It’s All About Control

Can you give it away?

Boy, there’s some good stuff available on the web, and Jonathan Fields’ Good Life Project is one of my favorites.

Each week, he interviews someone whose ideas are making a difference in our world, sort of like a smaller, private, TED video.

This week, he talks to a former fast-attack nuclear submarine commander, David Marquet.

Marquet took over a sub that had the worst morale and retention rate in the Navy, and turned it into the top performing submarine crew of the fleet in one year.

He did it in a way you would never expect, especially in the military. He gave up control to his crew.

It was bumpy at times and very scary, and he found he had to train for core competency, and change the style of leadership he had been taught at the Naval Academy, the type of leadership practiced in almost every government and private organization: Leader-Follower. Top down. Do as I say.

The lessons he learned in the process can be applied to any business, but especially to ours, and I highly recommend his book, Turn The Ship Around: How To Create Leadership At Every Level.

The interview runs about 37 minutes, and if you don’t have time for it right now, the take-aways are just below…

If you just have people who are robots and they’re working on an assembly line — it doesn’t matter whether they’re making tanks, airplanes, cars (or radio content*) — it doesn’t matter what the goal of the organization is: they’re just doing what they’re told.”

All empowerment programs fail because they’re in a framework of top-down disempowerment.

The problem with empowerment programs (is) if they’re living within the construct of Leader-Follower, it’s being bestowed upon you, so even the fact that I’m empowering you is, I’m telling you to be empowered. And, oh, by the way, you don’t have the ability to empower yourself. How empowering is that?

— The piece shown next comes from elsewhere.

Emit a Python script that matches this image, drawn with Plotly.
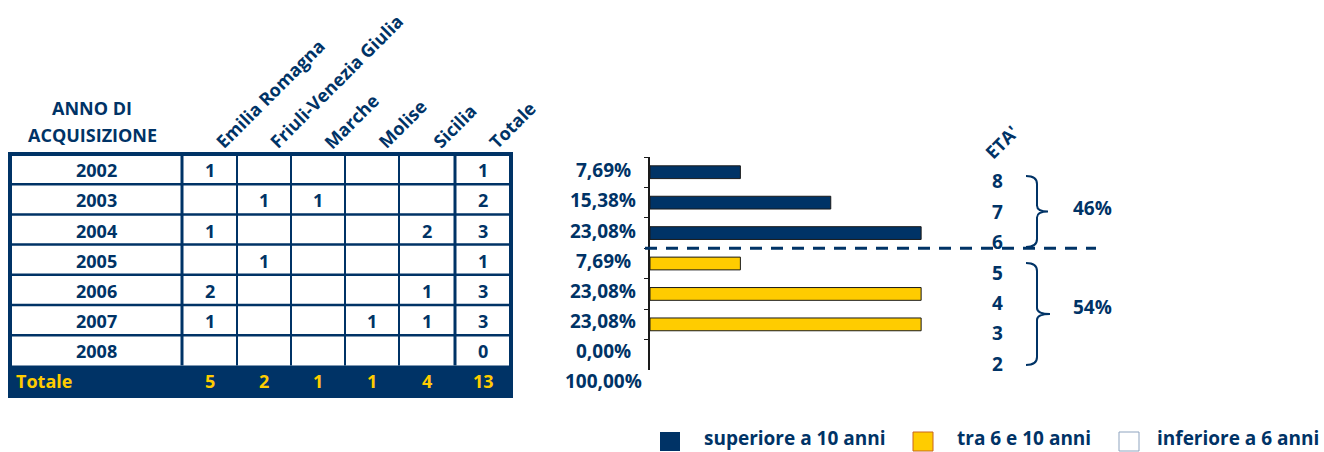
import plotly.graph_objects as go

# ---------------- data ----------------
years = ["2002", "2003", "2004", "2005", "2006", "2007", "2008"]
regions = ["Emilia Romagna", "Friuli-Venezia Giulia", "Marche", "Molise", "Sicilia"]
emilia_romagna = [1, None, 1, None, 2, 1, None]
friuli_vg = [None, 1, None, 1, None, None, None]
marche = [None, 1, None, None, None, None, None]
molise = [None, None, None, None, None, 1, None]
sicilia = [None, None, 2, None, 1, 1, None]
region_counts = [emilia_romagna, friuli_vg, marche, molise, sicilia]

ages = ["8", "7", "6", "5", "4", "3", "2"]
age_groups = ["superiore a 10 anni", "tra 6 e 10 anni", "inferiore a 6 anni"]
group_of_row = [0, 0, 0, 1, 1, 1, 2]
group_share_labels = ["46%", "54%"]

NAVY = "#003366"
YELLOW = "#FFCC00"
group_colors = [NAVY, YELLOW, "#FFFFFF"]
group_borders = [NAVY, "#C8641E", "#8FA4BF"]

W, H = 1324, 452

def px(x):
    return x / W

def py(y):
    return 1 - y / H

row_totals = [sum(v[i] or 0 for v in region_counts) for i in range(len(years))]
col_totals = [sum(c or 0 for c in v) for v in region_counts]
grand_total = sum(row_totals)
percents = [t / grand_total * 100 for t in row_totals]

def fmt_pct(v):
    return f"{v:.2f}%".replace(".", ",")

fig = go.Figure()

# ---------------- bars ----------------
for g, name in enumerate(age_groups):
    ys = [ages[i] for i in range(len(years)) if group_of_row[i] == g]
    xs = [percents[i] for i in range(len(years)) if group_of_row[i] == g]
    fig.add_trace(go.Bar(
        x=xs, y=ys, orientation="h", name=name, width=0.42, showlegend=False,
        marker=dict(color=group_colors[g], line=dict(color="#1a1a1a", width=1 if g < 2 else 0)),
        hoverinfo="skip",
    ))

# ---------------- table geometry ----------------
col_edges = [10, 182, 237, 291, 345, 399, 455, 511]
row_top = 154
row_h = 30.2
row_edges = [row_top + i * row_h for i in range(len(years) + 1)]
table_bottom = 396

shapes = []
annotations = []

shapes.append(dict(type="rect", xref="paper", yref="paper",
                   x0=px(col_edges[0]), x1=px(col_edges[-1]),
                   y0=py(table_bottom), y1=py(row_edges[-1]),
                   fillcolor=NAVY, line=dict(width=0), layer="below"))
for y in row_edges[1:-1]:
    shapes.append(dict(type="line", xref="paper", yref="paper",
                       x0=px(col_edges[0]), x1=px(col_edges[-1]), y0=py(y), y1=py(y),
                       line=dict(color=NAVY, width=2.5)))
for j, x in enumerate(col_edges[1:-1]):
    wdt = 3 if j in (0, len(col_edges) - 3) else 2
    shapes.append(dict(type="line", xref="paper", yref="paper",
                       x0=px(x), x1=px(x), y0=py(row_edges[0]), y1=py(row_edges[-1]),
                       line=dict(color=NAVY, width=wdt)))
shapes.append(dict(type="rect", xref="paper", yref="paper",
                   x0=px(col_edges[0]), x1=px(col_edges[-1]),
                   y0=py(table_bottom), y1=py(row_edges[0]),
                   line=dict(color=NAVY, width=4)))

def txt(x, y, s, color=NAVY, size=18, xanchor="center", angle=0, yanchor="middle"):
    annotations.append(dict(x=px(x), y=py(y), xref="paper", yref="paper", text=s,
                            showarrow=False, xanchor=xanchor, yanchor=yanchor,
                            textangle=angle, font=dict(color=color, size=size)))

row_centers = [(row_edges[i] + row_edges[i + 1]) / 2 + 1 for i in range(len(years))]
tot_center = (row_edges[-1] + table_bottom) / 2

for i, yr in enumerate(years):
    txt((col_edges[0] + col_edges[1]) / 2, row_centers[i], yr)
    for j, vals in enumerate(region_counts):
        if vals[i] is not None:
            txt((col_edges[j + 1] + col_edges[j + 2]) / 2, row_centers[i], str(vals[i]))
    txt((col_edges[-2] + col_edges[-1]) / 2, row_centers[i], str(row_totals[i]))
    txt(603, row_centers[i], fmt_pct(percents[i]), size=19)

txt(14, tot_center, "Totale", color=YELLOW, xanchor="left")
for j, t in enumerate(col_totals):
    txt((col_edges[j + 1] + col_edges[j + 2]) / 2, tot_center, str(t), color=YELLOW)
txt((col_edges[-2] + col_edges[-1]) / 2, tot_center, str(grand_total), color=YELLOW)
txt(603, tot_center, fmt_pct(sum(percents)), size=19)

# header
txt(92, 108, "ANNO DI", size=18)
txt(92, 135, "ACQUISIZIONE", size=18)
headers = regions + ["Totale"]
for j, h in enumerate(headers):
    cx = (col_edges[j + 1] + col_edges[j + 2]) / 2
    txt(cx - 2, 156, h, size=18, xanchor="left", yanchor="bottom", angle=-45)

# ---------------- right side: ages, braces, dashed line ----------------
for i, a in enumerate(ages):
    annotations.append(dict(x=px(1005), y=i, xref="paper", yref="y", text=a, yshift=-9,
                            showarrow=False, font=dict(color=NAVY, size=19)))
txt(977, 167, "ETA'", size=18, xanchor="left", yanchor="bottom", angle=-45)

def brace(y0, y1, xs=1026, xm=1037, xt=1048):
    ym = (y0 + y1) / 2
    p = (f"M {px(xs)},{py(y0)} Q {px(xm)},{py(y0)} {px(xm)},{py(y0 + 8)} "
         f"L {px(xm)},{py(ym - 6)} Q {px(xm)},{py(ym)} {px(xt)},{py(ym)} "
         f"Q {px(xm)},{py(ym)} {px(xm)},{py(ym + 6)} "
         f"L {px(xm)},{py(y1 - 8)} Q {px(xm)},{py(y1)} {px(xs)},{py(y1)}")
    shapes.append(dict(type="path", xref="paper", yref="paper", path=p,
                       line=dict(color=NAVY, width=2)))
    return ym

ym1 = brace(176, 247)
ym2 = brace(263, 365, xt=1050)
txt(1092, ym1 - 4, group_share_labels[0], size=19)
txt(1092, ym2 - 7, group_share_labels[1], size=19)

shapes.append(dict(type="line", xref="paper", yref="y", x0=px(645), x1=px(1096),
                   y0=2.5, y1=2.5, line=dict(color=NAVY, width=3, dash="12px,9px")))

# ---------------- legend (manual) ----------------
legend_sq_x = [660, 913, 1119]
legend_txt_x = [702, 955, 1155]
for g, name in enumerate(age_groups):
    x0 = legend_sq_x[g]
    shapes.append(dict(type="rect", xref="paper", yref="paper",
                       x0=px(x0), x1=px(x0 + 20), y0=py(451), y1=py(432),
                       fillcolor=group_colors[g],
                       line=dict(color=group_borders[g], width=1 if g else 0)))
    txt(legend_txt_x[g], 438, name, size=19, xanchor="left")

fig.update_layout(
    width=W, height=H, margin=dict(l=0, r=0, t=0, b=0),
    paper_bgcolor="white", plot_bgcolor="white",
    font=dict(family="Open Sans", weight="bold", color=NAVY, size=16),
    barmode="overlay", showlegend=False,
    shapes=shapes, annotations=annotations,
    xaxis=dict(domain=[px(650), px(1100)], range=[0, 38.3], visible=False, fixedrange=True),
    yaxis=dict(domain=[py(370), py(157)], type="category", categoryorder="array",
               categoryarray=ages, range=[6.5, -0.5], autorange=False, showticklabels=False,
               showline=True, linecolor="#1a1a1a", linewidth=1.5, ticks="outside",
               tickson="boundaries", ticklen=4, tickcolor="#1a1a1a", showgrid=False,
               zeroline=False, fixedrange=True),
)

fig.write_html("out.html", config={"displayModeBar": False},
               post_script="document.body.style.margin='0px';")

In a Leader-Leader organization, it feels totally different. Instead of dividing the world into Leaders-Followers, we’re all going to be Leaders.”

If you want to start down this path in your organization, start with control.”

Give away control until you’re uncomfortable and then think about why you’re uncomfortable and then tackle these things. And these things typically are:

  1. Competence
  2. Clarity

Control without competence is chaos.”

As we look at what corporate Radio has become post-consolidation, what Marquet is describing is as fundamentally different from that top-down Cumulus/Clear Channel/CBS/Entercom model as it can be.

The most competent talent, in programming, promotion, and on-air has often been fired or released because they’re expensive, and sometimes difficult to manage. Less competent people have taken their places.

To avoid the chaos inherent in incompetence, control has moved further up the food chain, until 1 or 2 people in these big groups make all the decisions and local staff just implements the directives.

We know what has happened. We know why it happened.

Now we need one brave company to try something new, to try the David Marquet model. It’s going to have to be Dan Mason or David Field. We already know Bain and the Dickeys won’t do this.

Hire, or teach, competency. Communicate goals and expectations with clarity.

Then, have the wisdom and courage to give up control to those running your ships in each market.

As Marquet says, “When you do this, stand back because your people are going to take off.”

 

 

 

 

*my insertion — but tell me that doesn’t describe almost every consolidated radio station today. Do what you’re told and stay off the firing radar.